WHAT TO WORK ON:
Return all the entries exactly, keeping pictures out.

RECORDS TO USE:
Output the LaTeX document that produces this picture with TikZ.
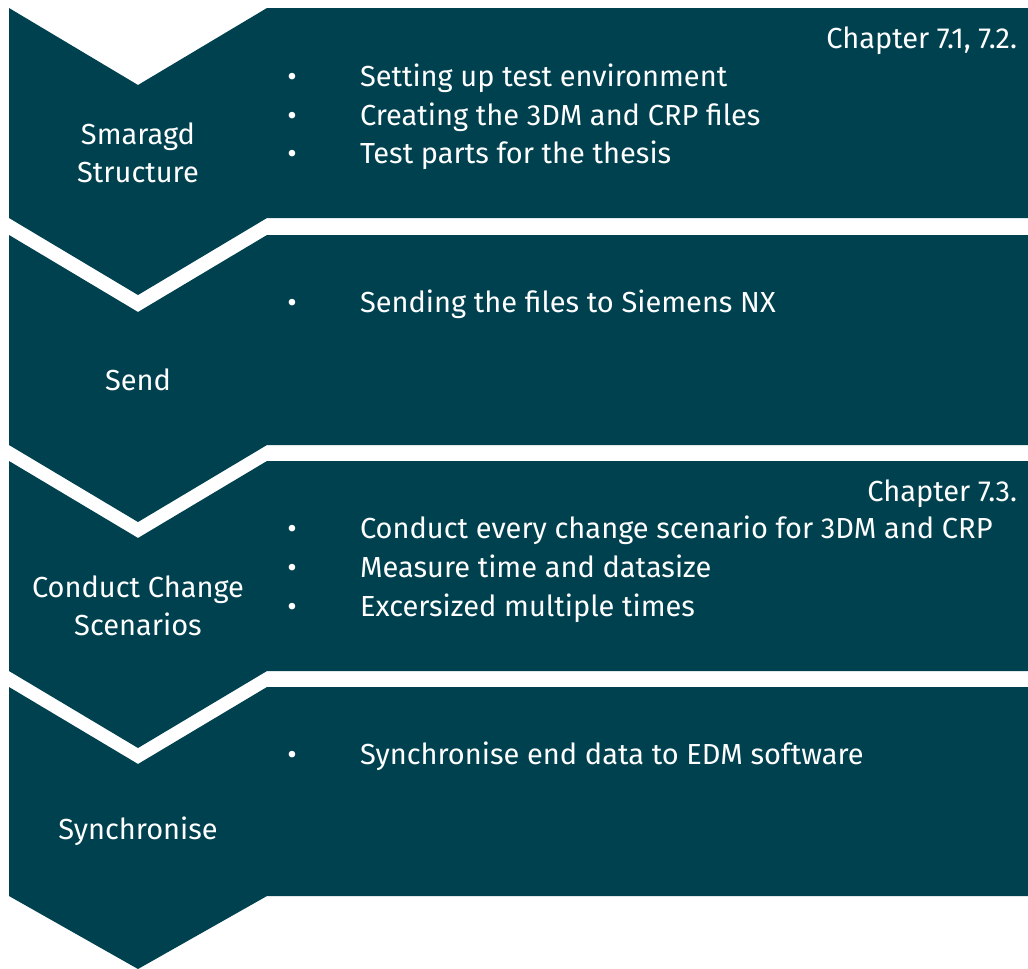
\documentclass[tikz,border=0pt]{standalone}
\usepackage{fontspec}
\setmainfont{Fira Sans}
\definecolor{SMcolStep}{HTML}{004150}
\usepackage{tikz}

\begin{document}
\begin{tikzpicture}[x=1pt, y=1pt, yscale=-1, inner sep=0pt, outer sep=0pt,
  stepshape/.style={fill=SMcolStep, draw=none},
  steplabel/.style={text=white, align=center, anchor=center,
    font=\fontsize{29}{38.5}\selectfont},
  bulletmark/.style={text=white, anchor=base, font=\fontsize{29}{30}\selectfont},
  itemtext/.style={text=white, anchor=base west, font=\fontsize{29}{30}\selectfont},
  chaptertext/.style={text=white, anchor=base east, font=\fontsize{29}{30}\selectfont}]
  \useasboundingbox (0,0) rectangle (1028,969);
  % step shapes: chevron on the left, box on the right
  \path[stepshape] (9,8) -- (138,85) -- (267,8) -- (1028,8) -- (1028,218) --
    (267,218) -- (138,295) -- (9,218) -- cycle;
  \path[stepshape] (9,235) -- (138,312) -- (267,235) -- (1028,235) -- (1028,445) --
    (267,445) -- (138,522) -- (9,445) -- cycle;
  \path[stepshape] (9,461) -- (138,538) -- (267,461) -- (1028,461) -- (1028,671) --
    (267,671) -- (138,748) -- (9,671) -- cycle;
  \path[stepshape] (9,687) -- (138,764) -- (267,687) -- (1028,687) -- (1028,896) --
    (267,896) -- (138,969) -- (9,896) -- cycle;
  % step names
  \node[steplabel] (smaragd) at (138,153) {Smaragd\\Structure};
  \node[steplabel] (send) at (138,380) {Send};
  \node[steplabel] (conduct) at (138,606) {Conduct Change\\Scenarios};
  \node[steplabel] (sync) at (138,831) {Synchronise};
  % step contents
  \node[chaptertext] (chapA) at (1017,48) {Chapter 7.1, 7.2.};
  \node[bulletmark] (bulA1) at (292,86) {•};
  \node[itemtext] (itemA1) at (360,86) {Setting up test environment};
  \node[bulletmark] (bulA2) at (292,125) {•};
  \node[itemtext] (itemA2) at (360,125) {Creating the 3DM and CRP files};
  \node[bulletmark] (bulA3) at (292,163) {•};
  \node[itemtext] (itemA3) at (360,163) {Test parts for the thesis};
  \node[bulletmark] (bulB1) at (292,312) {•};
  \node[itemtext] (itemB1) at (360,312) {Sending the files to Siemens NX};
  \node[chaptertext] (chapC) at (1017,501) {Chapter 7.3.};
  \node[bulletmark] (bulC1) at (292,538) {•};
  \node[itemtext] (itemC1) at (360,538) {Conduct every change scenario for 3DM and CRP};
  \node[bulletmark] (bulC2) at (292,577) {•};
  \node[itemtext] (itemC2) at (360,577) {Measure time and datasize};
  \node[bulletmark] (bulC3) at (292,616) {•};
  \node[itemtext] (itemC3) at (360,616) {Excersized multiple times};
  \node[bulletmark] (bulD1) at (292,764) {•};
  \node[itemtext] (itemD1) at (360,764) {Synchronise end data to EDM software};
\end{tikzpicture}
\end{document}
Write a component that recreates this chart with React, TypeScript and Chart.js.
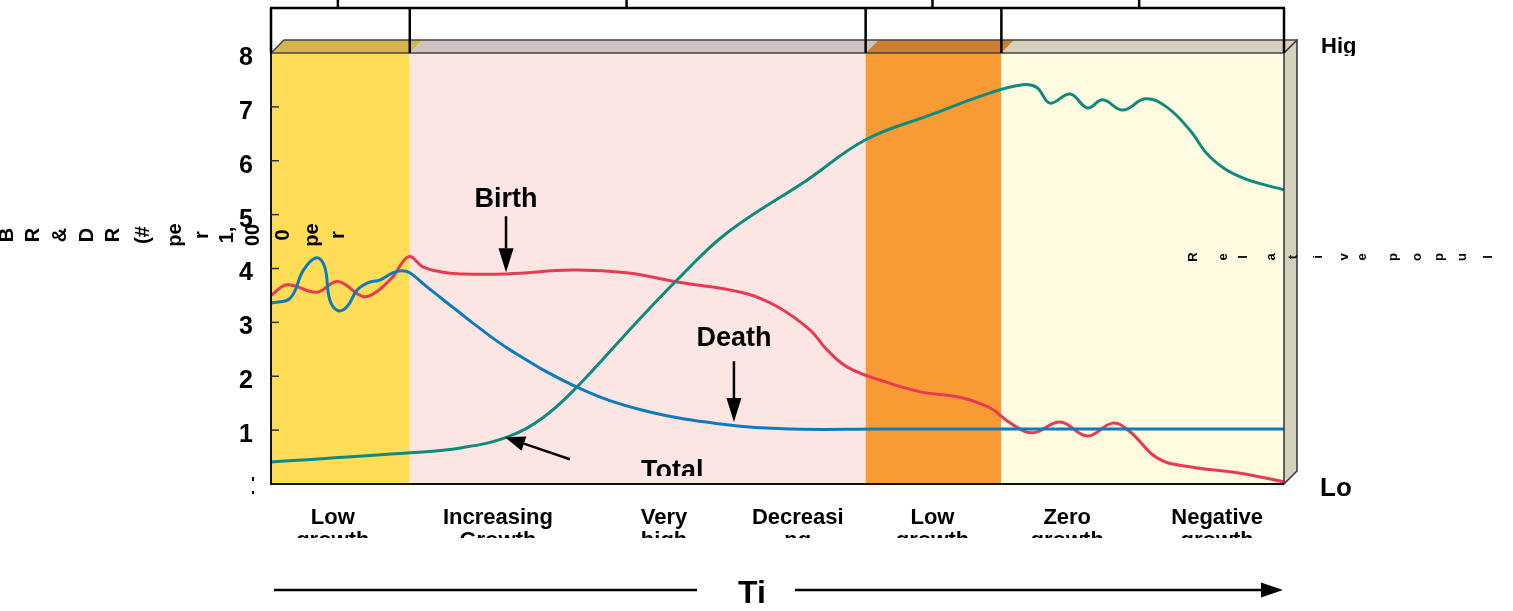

REPLY:
Output the LaTeX document that produces this picture with TikZ.
\documentclass[tikz,border=0pt]{standalone}
\usepackage{fontspec}
\setmainfont{Fira Sans}
\definecolor{SMcolStep}{HTML}{004150}
\usepackage{tikz}

\begin{document}
\begin{tikzpicture}[x=1pt, y=1pt, yscale=-1, inner sep=0pt, outer sep=0pt,
  stepshape/.style={fill=SMcolStep, draw=none},
  steplabel/.style={text=white, align=center, anchor=center,
    font=\fontsize{29}{38.5}\selectfont},
  bulletmark/.style={text=white, anchor=base, font=\fontsize{29}{30}\selectfont},
  itemtext/.style={text=white, anchor=base west, font=\fontsize{29}{30}\selectfont},
  chaptertext/.style={text=white, anchor=base east, font=\fontsize{29}{30}\selectfont}]
  \useasboundingbox (0,0) rectangle (1028,969);
  % step shapes: chevron on the left, box on the right
  \path[stepshape] (9,8) -- (138,85) -- (267,8) -- (1028,8) -- (1028,218) --
    (267,218) -- (138,295) -- (9,218) -- cycle;
  \path[stepshape] (9,235) -- (138,312) -- (267,235) -- (1028,235) -- (1028,445) --
    (267,445) -- (138,522) -- (9,445) -- cycle;
  \path[stepshape] (9,461) -- (138,538) -- (267,461) -- (1028,461) -- (1028,671) --
    (267,671) -- (138,748) -- (9,671) -- cycle;
  \path[stepshape] (9,687) -- (138,764) -- (267,687) -- (1028,687) -- (1028,896) --
    (267,896) -- (138,969) -- (9,896) -- cycle;
  % step names
  \node[steplabel] (smaragd) at (138,153) {Smaragd\\Structure};
  \node[steplabel] (send) at (138,380) {Send};
  \node[steplabel] (conduct) at (138,606) {Conduct Change\\Scenarios};
  \node[steplabel] (sync) at (138,831) {Synchronise};
  % step contents
  \node[chaptertext] (chapA) at (1017,48) {Chapter 7.1, 7.2.};
  \node[bulletmark] (bulA1) at (292,86) {•};
  \node[itemtext] (itemA1) at (360,86) {Setting up test environment};
  \node[bulletmark] (bulA2) at (292,125) {•};
  \node[itemtext] (itemA2) at (360,125) {Creating the 3DM and CRP files};
  \node[bulletmark] (bulA3) at (292,163) {•};
  \node[itemtext] (itemA3) at (360,163) {Test parts for the thesis};
  \node[bulletmark] (bulB1) at (292,312) {•};
  \node[itemtext] (itemB1) at (360,312) {Sending the files to Siemens NX};
  \node[chaptertext] (chapC) at (1017,501) {Chapter 7.3.};
  \node[bulletmark] (bulC1) at (292,538) {•};
  \node[itemtext] (itemC1) at (360,538) {Conduct every change scenario for 3DM and CRP};
  \node[bulletmark] (bulC2) at (292,577) {•};
  \node[itemtext] (itemC2) at (360,577) {Measure time and datasize};
  \node[bulletmark] (bulC3) at (292,616) {•};
  \node[itemtext] (itemC3) at (360,616) {Excersized multiple times};
  \node[bulletmark] (bulD1) at (292,764) {•};
  \node[itemtext] (itemD1) at (360,764) {Synchronise end data to EDM software};
\end{tikzpicture}
\end{document}
Write a component that recreates this chart with React, TypeScript and Chart.js.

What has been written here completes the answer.